The Foundation

Our Mission Statement:

Our mission is the preservation of the rich cultural and architectural history of The Gardens by archiving relevant documents and photographs both digitally and physically. Through the maintenance of a website, these documents and photographs are made accessible to the community at large. The archives and website are funded entirely through community outreach, such as Foundation-hosted public events that are of historical interest.

The Forest Hills Gardens Foundation, aka The Forest Hills Gardens Taxpayers Association, Inc., has tax-exempt status under sec. 501 (c) (3) of the U.S. Internal Revenue Code.  Contributions to the Association are deductible under sec. 170 of the Code.

 

about

Theodore Roosevelt Speaking at Station Square

The Forest Hills Gardens Foundation has been serving the residents of Forest Hills Gardens for more than a century.  Organized in 1909 as the Forest Hills Taxpayers Association, its original purpose was “to promote the common welfare of all persons residing within the vicinity of Forest Hills or Forest Hills Gardens.”  During its first decade, the Taxpayers Association lobbied the City of New York and the Sage Foundation Homes Company (which was developing Forest Hills Gardens as a model community) for necessary community services.  An important issue on the Association’s agenda during that time was the construction of adequate educational facilities for the community.  Other interests were obtaining better trolley and railroad services for the new community, lowering telephone rates, mosquito control, establishment of a post office, reduction of real estate taxes, obtaining a children’s playground, and securing better police and fire protection.

In 1923, when the Sage Foundation deeded the streets, parks, and public areas to the residents, who organized the Forest Hills Gardens Corporation to administer the community and provide its maintenance services, the Taxpayers Association changed its priorities.  When Forest Hills Gardens became self-governing, the organization became the Forest Hills Gardens Taxpayers Association and it concerned itself with providing a variety of services to the Forest Hills Gardens community.   In 1965 the Association complained to the Long Island Rail Road about the condition of the Forest Hills Station, which resulted in major repairs to the station.   In the 1970s, the Association hired counsel and succeeded (along with the Forest Hills Gardens Corporation) in preventing a seven-story apartment building from being inside the Gardens on Markwood Road.  In the 1980s, the Association also worked with other civic associations in preventing the construction of a parking garage that the City was planning to build in the heart of the Forest Hills retail district.

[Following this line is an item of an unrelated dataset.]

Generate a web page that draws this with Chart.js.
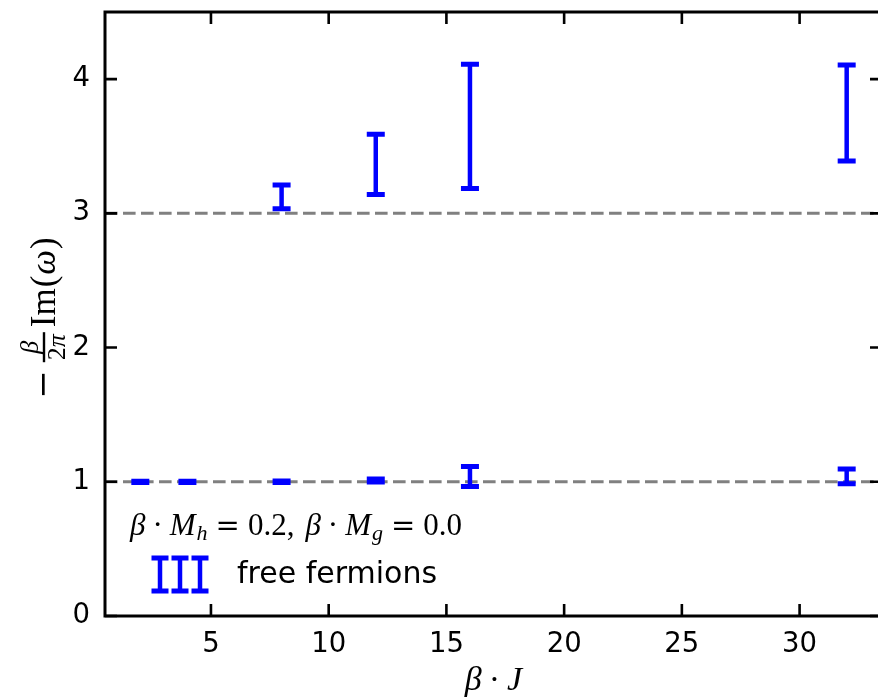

One important service provided by the Association has been to inform residents about their yearly real estate tax assessments and to provide the services of an attorney whom they could consult in case they were considering challenging these assessments.  In recent years, when the City has been supplying assessment information and when these assessments have been made according to fixed formulas, the Taxpayers Association has turned its interests to supporting community projects.  In the early 1990s, the Association contributed to the restoration of the base of the flagpole on The Green and to the publication of Forest Hills Gardens magazine, which all residents received.  Later in the decade, the Association made a significant contribution to the restoration of Station Square.   More recently it has contributed to projects for the preservation and maintenance of Forest Hills Gardens.

As of 2018, the organization was renamed the Forest Hills Gardens Foundation.  The name change was made to reflect our current mission of digitally preserving the history of the community we love.